■ Work instructions ■
Give all the lines below again, exactly, with no pictures.

-- START OF Recorded information --

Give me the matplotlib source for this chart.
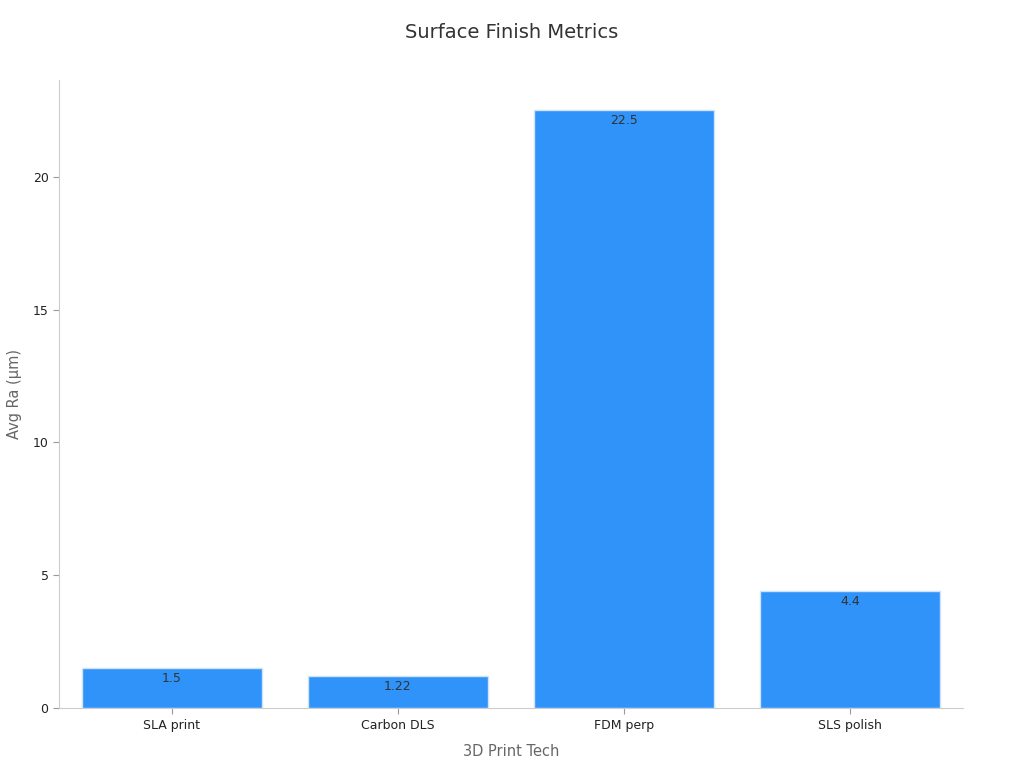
import matplotlib
matplotlib.use("Agg")
import matplotlib.pyplot as plt

# chart data
techs = ["SLA print", "Carbon DLS", "FDM perp", "SLS polish"]
avg_ra = [1.5, 1.22, 22.5, 4.4]
labels = ["1.5", "1.22", "22.5", "4.4"]

fig = plt.figure(figsize=(10.24, 7.68), dpi=100)
ax = fig.add_axes([0.0576, 0.078, 0.8828, 0.818])

x = range(len(techs))
bars = ax.bar(x, avg_ra, width=0.8, color="#2f93fa", edgecolor="#cfe4fb", linewidth=1)

for rect, lab in zip(bars, labels):
    ax.text(rect.get_x() + rect.get_width() / 2, rect.get_height() - 0.15, lab,
            ha="center", va="top", fontsize=9, color="#333333")

ax.set_xlim(-0.5, 3.5)
ax.set_ylim(0, 23.65)
ax.set_yticks([0, 5, 10, 15, 20])
ax.set_xticks(list(x))
ax.set_xticklabels(techs)
ax.tick_params(axis="both", labelsize=9, colors="#222222", length=4)
ax.tick_params(axis="both", color="#999999")

for side in ["top", "right"]:
    ax.spines[side].set_visible(False)
for side in ["left", "bottom"]:
    ax.spines[side].set_color("#cccccc")

ax.set_xlabel("3D Print Tech", fontsize=10.5, color="#666666", labelpad=9)
ax.set_ylabel("Avg Ra (µm)", fontsize=10.5, color="#666666", labelpad=8)
fig.suptitle("Surface Finish Metrics", fontsize=14, color="#333333", y=0.97)

fig.savefig("out.png", dpi=100)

-- END OF Recorded information --

■ Worked solution ■
Give me the matplotlib source for this chart.
import matplotlib
matplotlib.use("Agg")
import matplotlib.pyplot as plt

# chart data
techs = ["SLA print", "Carbon DLS", "FDM perp", "SLS polish"]
avg_ra = [1.5, 1.22, 22.5, 4.4]
labels = ["1.5", "1.22", "22.5", "4.4"]

fig = plt.figure(figsize=(10.24, 7.68), dpi=100)
ax = fig.add_axes([0.0576, 0.078, 0.8828, 0.818])

x = range(len(techs))
bars = ax.bar(x, avg_ra, width=0.8, color="#2f93fa", edgecolor="#cfe4fb", linewidth=1)

for rect, lab in zip(bars, labels):
    ax.text(rect.get_x() + rect.get_width() / 2, rect.get_height() - 0.15, lab,
            ha="center", va="top", fontsize=9, color="#333333")

ax.set_xlim(-0.5, 3.5)
ax.set_ylim(0, 23.65)
ax.set_yticks([0, 5, 10, 15, 20])
ax.set_xticks(list(x))
ax.set_xticklabels(techs)
ax.tick_params(axis="both", labelsize=9, colors="#222222", length=4)
ax.tick_params(axis="both", color="#999999")

for side in ["top", "right"]:
    ax.spines[side].set_visible(False)
for side in ["left", "bottom"]:
    ax.spines[side].set_color("#cccccc")

ax.set_xlabel("3D Print Tech", fontsize=10.5, color="#666666", labelpad=9)
ax.set_ylabel("Avg Ra (µm)", fontsize=10.5, color="#666666", labelpad=8)
fig.suptitle("Surface Finish Metrics", fontsize=14, color="#333333", y=0.97)

fig.savefig("out.png", dpi=100)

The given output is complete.